The audacity of this Tigers team. They come out with their “bats” and “swings” and think they can just score a run and win? Well, they can. It’s what they did tonight against a Cleveland lineup that was incapable of hitting anything not lasered right to a defender.

This isn’t really a game worth recapping inning by inning, so we’ll just jump to the end: Cleveland lost, 1-0, when the Tigers doubled in the bottom of the eighth, bunted the runner over, and got him in with a sac fly. Cleveland responded by striking out, walking, and getting thrown out on a double play. Game over.

Stop me if you’ve heard this one before — Cleveland did actually hit quite a few balls hard tonight, just hardly any of them went for base hits. Seven of the 10 hardest-hit balls were off Cleveland bats, led by Josh Naylor’s 107.5 mph lineout in the fourth inning. Only two of those hard-hit balls actually resulted in base-runners: Eddie Rosario’s single and Owen Miller’s double in the second.

Miller was once again a bright spot in tonight’s game, with the aforementioned double and his hair as flowing as ever. He also hustled his butt off on a dribbler down the first-base line that José Cisnero couldn’t catch off the flip from Miguel Cabrera. Even if he caught it, the play would have been bang-bang at worst and ending with Miller safe at best. The fact that he was even close showed a ton of hustle on his part as he exploded out of the box and kept his head down the whole way to first.

Unfortunately, everyone else in the lineup was required to bat according to MLB rules, and everyone else was not good.

Harold Ramirez came up in a potentially clutch spot in the top of the ninth. Struck out.

Jake Bauers struck out and didn’t even look that competitive at the plate.

Josh Naylor had a hit.

José Ramírez got nothing good to hit and was walked twice.
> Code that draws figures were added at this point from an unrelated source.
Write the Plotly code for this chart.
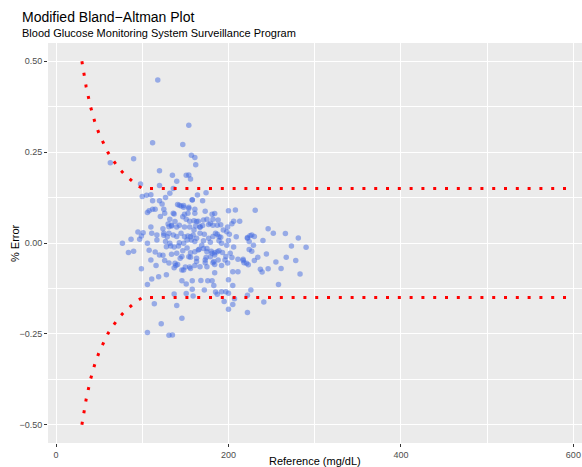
import plotly.graph_objects as go

# ---- data ----
ref_mgdl = [154,112,147,90,157,161,162,63,120,135,151,154,156,140,98,120,100,105,110,127,
            132,136,158,164,170,174,112,120,123,141,145,148,154,112,108,106,115,125,126,149,
            153,161,173,181,184,200,208,231,121,137,147,151,155,160,165,175,182,188,206,213,
            204,110,124,130,134,140,143,149,155,162,167,170,177,182,191,199,138,132,246,95,
            101,99,97,87,111,117,125,131,136,140,145,149,153,159,163,167,172,177,182,187,
            191,198,201,209,222,227,230,240,252,266,281,77,106,117,127,143,157,171,179,189,
            200,206,84,90,108,115,120,124,128,133,137,142,147,152,156,161,166,171,175,180,
            184,189,193,197,204,211,217,224,227,234,244,273,290,134,146,156,163,174,184,188,
            116,110,126,131,139,141,146,150,155,161,167,173,182,184,192,199,205,211,221,230,
            237,239,255,261,267,278,283,99,119,128,137,184,106,111,146,151,158,168,176,181,
            183,200,205,158,172,185,137,151,187,192,197,200,222,226,258,159,195,205,207,241,
            114,140,200,222,146,122,106,131,135,118,222,225,224,229,246,218,223,217,
            158,154,148,143,136,134,131,163,167,160,156,152,148,161,169,175,165,181,187,179,
            173,154,144,138,163,185,189,192,198,202,196,183,175,156,148,140,132,129,125,161,
            171,179,187,194]
pct_error = [0.324,0.276,0.271,0.232,0.241,0.235,0.215,0.221,0.199,0.186,0.186,0.187,0.176,0.170,0.162,0.158,0.128,0.131,0.133,0.125,
             0.137,0.150,0.119,0.132,0.116,0.138,0.116,0.116,0.107,0.106,0.102,0.098,0.098,0.093,0.089,0.084,0.093,0.093,0.082,0.079,
             0.082,0.093,0.087,0.079,0.081,0.089,0.091,0.090,0.073,0.080,0.072,0.065,0.060,0.061,0.060,0.065,0.065,0.063,0.060,0.060,
             0.053,0.044,0.039,0.052,0.047,0.044,0.049,0.044,0.044,0.047,0.043,0.048,0.051,0.049,0.050,0.044,0.059,0.065,0.039,0.030,
             0.028,0.019,0.010,0.010,0.027,0.022,0.021,0.027,0.022,0.018,0.027,0.017,0.019,0.022,0.013,0.027,0.024,0.013,0.018,0.024,
             0.016,0.031,0.024,0.017,0.015,0.022,0.018,0.007,0.027,0.026,0.014,-0.001,-0.001,0.008,0.004,0.001,0.008,0.006,0.002,0.006,
             0.007,-0.011,-0.026,-0.023,-0.020,-0.025,-0.033,-0.034,-0.010,-0.008,-0.011,-0.008,-0.021,-0.014,-0.027,-0.024,-0.017,-0.015,-0.024,-0.023,
             -0.027,-0.021,-0.026,-0.037,-0.040,-0.045,-0.048,-0.018,-0.023,-0.039,-0.030,-0.008,-0.012,-0.031,-0.037,-0.039,-0.042,-0.040,-0.033,-0.047,
             -0.062,-0.047,-0.048,-0.055,-0.062,-0.059,-0.074,-0.066,-0.066,-0.062,-0.065,-0.054,-0.054,-0.059,-0.062,-0.055,-0.079,-0.079,-0.056,-0.048,
             -0.072,-0.080,-0.052,-0.070,-0.039,-0.048,-0.085,-0.071,-0.093,-0.087,-0.068,-0.082,-0.114,-0.099,-0.104,-0.113,-0.104,-0.103,-0.104,-0.104,
             -0.117,-0.101,-0.117,-0.127,-0.129,-0.135,-0.140,-0.139,-0.141,-0.134,-0.134,-0.138,-0.144,-0.129,-0.114,-0.146,-0.161,-0.169,-0.153,-0.162,
             -0.167,-0.172,-0.182,-0.191,-0.207,-0.222,-0.246,-0.254,-0.253,0.448,0.013,0.020,0.004,-0.006,-0.071,-0.054,-0.060,-0.045,
             0.118,0.095,0.103,0.104,0.082,0.049,0.045,0.059,0.045,0.036,0.017,0.008,-0.001,0.004,-0.006,-0.015,-0.019,-0.028,-0.024,-0.038,
             -0.047,-0.038,-0.042,-0.056,-0.051,0.027,0.017,-0.001,-0.006,-0.028,-0.047,-0.051,-0.065,-0.070,-0.074,-0.028,-0.001,0.017,0.027,0.082,
             0.063,0.054,0.049,0.036]

limit_x = [30, 35, 40, 45, 50, 55, 60, 65, 70, 75, 80, 85, 90, 95, 100, 600]
limit_upper = [0.500, 0.429, 0.375, 0.333, 0.300, 0.273, 0.250, 0.231, 0.214, 0.200,
               0.1875, 0.176, 0.167, 0.158, 0.150, 0.150]
limit_lower = [-v for v in limit_upper]

x_ticks = [0, 200, 400, 600]
y_ticks = [-0.50, -0.25, 0.00, 0.25, 0.50]

title_text = "Modified Bland\u2212Altman Plot"
subtitle_text = "Blood Glucose Monitoring System Surveillance Program"
x_title = "Reference (mg/dL)"
y_title = "% Error"

FONT = "Liberation Sans, Arial, sans-serif"

fig = go.Figure()
fig.add_trace(go.Scatter(
    x=ref_mgdl, y=pct_error, mode="markers",
    marker=dict(color="rgba(65,105,225,0.5)", size=5.5, line=dict(width=0)),
    hoverinfo="skip", showlegend=False))
for ys in (limit_upper, limit_lower):
    fig.add_trace(go.Scatter(
        x=limit_x, y=ys, mode="lines",
        line=dict(color="#FF0000", width=3, dash="3px,8.8px"),
        hoverinfo="skip", showlegend=False))

axis_common = dict(
    showgrid=True, gridcolor="white", gridwidth=1.1, zeroline=False,
    ticks="outside", ticklen=3, tickwidth=1, tickcolor="#333333",
    tickfont=dict(family=FONT, size=9, color="#4D4D4D"),
    showline=False, automargin=False,
)
fig.update_xaxes(range=[-9.3, 610], tickvals=x_ticks, ticktext=[str(v) for v in x_ticks],
                 minor=dict(dtick=100, tick0=0, showgrid=True, gridcolor="white", gridwidth=0.5, ticks=""),
                 **axis_common)
fig.update_yaxes(range=[-0.55, 0.55], tickvals=y_ticks,
                 ticktext=[("\u2212" if v < 0 else "") + f"{abs(v):.2f}" for v in y_ticks],
                 minor=dict(dtick=0.125, tick0=0, showgrid=True, gridcolor="white", gridwidth=0.5, ticks=""),
                 **axis_common)

fig.update_layout(
    width=582, height=467,
    margin=dict(l=48, r=0, t=43, b=24),
    paper_bgcolor="white", plot_bgcolor="#EBEBEB",
    font=dict(family=FONT, color="black"),
    annotations=[
        dict(text=title_text, xref="paper", yref="paper", x=(20 - 48) / 534, y=(443 - 17) / 400,
             xanchor="left", yanchor="middle", showarrow=False, font=dict(size=14, color="black", family=FONT)),
        dict(text=subtitle_text, xref="paper", yref="paper", x=(20 - 48) / 534, y=(443 - 33) / 400,
             xanchor="left", yanchor="middle", showarrow=False, font=dict(size=11, color="black", family=FONT)),
        dict(text=x_title, xref="paper", yref="paper", x=0.5, y=(443 - 461) / 400,
             xanchor="center", yanchor="middle", showarrow=False, font=dict(size=11, color="black", family=FONT)),
        dict(text=y_title, xref="paper", yref="paper", x=(15 - 48) / 534, y=0.5, textangle=-90,
             xanchor="center", yanchor="middle", showarrow=False, font=dict(size=11, color="black", family=FONT)),
    ],
)

fig.write_html("out.html")
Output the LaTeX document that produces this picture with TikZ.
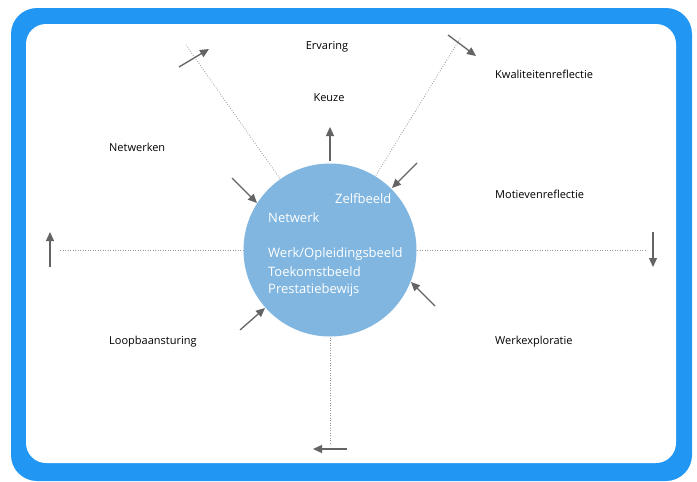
\documentclass[tikz,border=0pt]{standalone}
\usepackage{fontspec}
\setmainfont{Open Sans}
\usetikzlibrary{arrows.meta}
\definecolor{framebl}{RGB}{33,150,243}
\definecolor{corebl}{RGB}{128,182,224}
\definecolor{arrgray}{RGB}{100,100,100}
\definecolor{dotgray}{RGB}{150,150,150}
\tikzset{
  axis/.style={draw=dotgray, line width=0.8pt, dash pattern=on 0.8pt off 1.7pt},
  push/.style={draw=arrgray, line width=1.3pt, -{Triangle[length=9pt,width=8pt]}},
  lbl/.style={font=\fontsize{11}{13}\selectfont, text=black, inner sep=0pt},
  inlbl/.style={font=\fontsize{13}{15}\selectfont, text=white, inner sep=0pt, anchor=west}
}
\begin{document}
\begin{tikzpicture}[x=1pt,y=-1pt]
	\useasboundingbox (0,0) rectangle (697,482);
	% frame
	\fill [framebl, rounded corners=26pt] (11,8) rectangle (692,481);
	\fill [white, rounded corners=20pt] (26,24) rectangle (676,463);
	% axes
	\coordinate (w) at (60,250);
	\coordinate (e) at (647,250);
	\coordinate (s) at (330,445);
	\coordinate (nw) at (186,45);
	\coordinate (ne) at (461,37);
	\coordinate (c) at (330,250);
	\draw [axis] (w) -- (e);
	\draw [axis] (c) -- (s);
	\draw [axis] (c) -- (nw);
	\draw [axis] (c) -- (ne);
	\node (core) [circle, fill=corebl, minimum size=173pt, inner sep=0pt] at (c) {};
	% texts inside
	\node (zelf) [inlbl] at (335,199) {Zelfbeeld};
	\node (netw) [inlbl] at (268,218) {Netwerk};
	\node (werk) [inlbl] at (268,254) {Werk/Opleidingsbeeld};
	\node (toek) [inlbl] at (268,272) {Toekomstbeeld};
	\node (prest) [inlbl] at (268,290) {Prestatiebewijs};
	% labels
	\node (ervaring) [lbl] at (327,47) {Ervaring};
	\node (keuze) [lbl] at (329,98) {Keuze};
	\node (kwal) [lbl, anchor=west] at (495,74) {Kwaliteitenreflectie};
	\node (netwerken) [lbl, anchor=west] at (109,147) {Netwerken};
	\node (motief) [lbl, anchor=west] at (495,194) {Motievenreflectie};
	\node (loop) [lbl, anchor=west] at (109,342) {Loopbaansturing};
	\node (exploratie) [lbl, anchor=west] at (495,342) {Werkexploratie};
	% arrows
	\draw [push] (330,161) -- (330,127);
	\draw [push] (179,67) -- (209,49);
	\draw [push] (448,35) -- (476,56);
	\draw [push] (417,163) -- (392,188);
	\draw [push] (232,178) -- (257,203);
	\draw [push] (435,306) -- (411,282);
	\draw [push] (240,330) -- (265,308);
	\draw [push] (50,267) -- (50,232);
	\draw [push] (653,232) -- (653,267);
	\draw [push] (347,449) -- (313,449);
\end{tikzpicture}
\end{document}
Jordan Luplow faked being hit by a pitch, and then eventually walked anyway after the call was overturned. He didn’t score.

When they did manage to hit, Cleveland baserunners were getting thrown out far too frequently. Ramírez started it in the first when he got caught stealing, then Naylor followed by getting thrown out at home on Miller’s double in the second. Both were the third out of the inning, and apparently a sign of bad things to come.

Just a bad day at the office for Cleveland’s offense, which is bound to happen eventually. It just seems like it happens more often than not for this offense.

On the good side of things, Triston McKenzie was electric in his first start since technically being demoted last week. He was able to bypass the required 10-day stint in Triple-A after being optioned when it was announced he was replacing the injured Zach Plesac on the roster. From here, he’ll probably be sent back to Columbus where he’ll twiddle his thumbs until Monday and be called up to be Cleveland’s 27th man to start in one of their two games the White Sox. Even if he doesn’t come back right away, he gave the front office and Terry Francona one hell of a start to remember him by.

Against the Tigers, McKenzie got ahead in counts frequently and was able to use his off-speed stuff more often. The velocity on his four-seamer was back up to 92.1 on average, topping out at 94.1. Not quite the highs we saw in his season debut, but better than he had been hitting when he wasn’t pitching for his life. In addition to the fastball, which he threw 38 times, he also threw his curveball 20 times, his slider 11 times, and his changeup four times. He was finding the edge of the zone brilliantly — especially with his curveball — and cut through an admittedly weak Tigers lineup with ease.

Cal Quantrill, who is likely to be another starter in the carousel of arms currently running in Cleveland, closed out the game by throwing 38 pitches in addition to McKenzie’s 73. He relied primarily on his sinker, which was put into play four times with an average exit velocity of just 76.5 mph.

Corner Pieces

  • Look at this graph.
  • McKenzie’s first pitch was 90.4 mph, and his last pitch was 90.6 mph. There were some up and downs that helped it average out to a little over 92 mph, but I’m just happy to not see a precipitous drop throughout the game this time.

Wait, what?

Look at patient Eddie over here. It’s not every day we see him lay off so many pitches out of the zone.

Baseball Savant

What’s next

Death, eventually. The Tigers again tomorrow at 1:10 p.m. ET.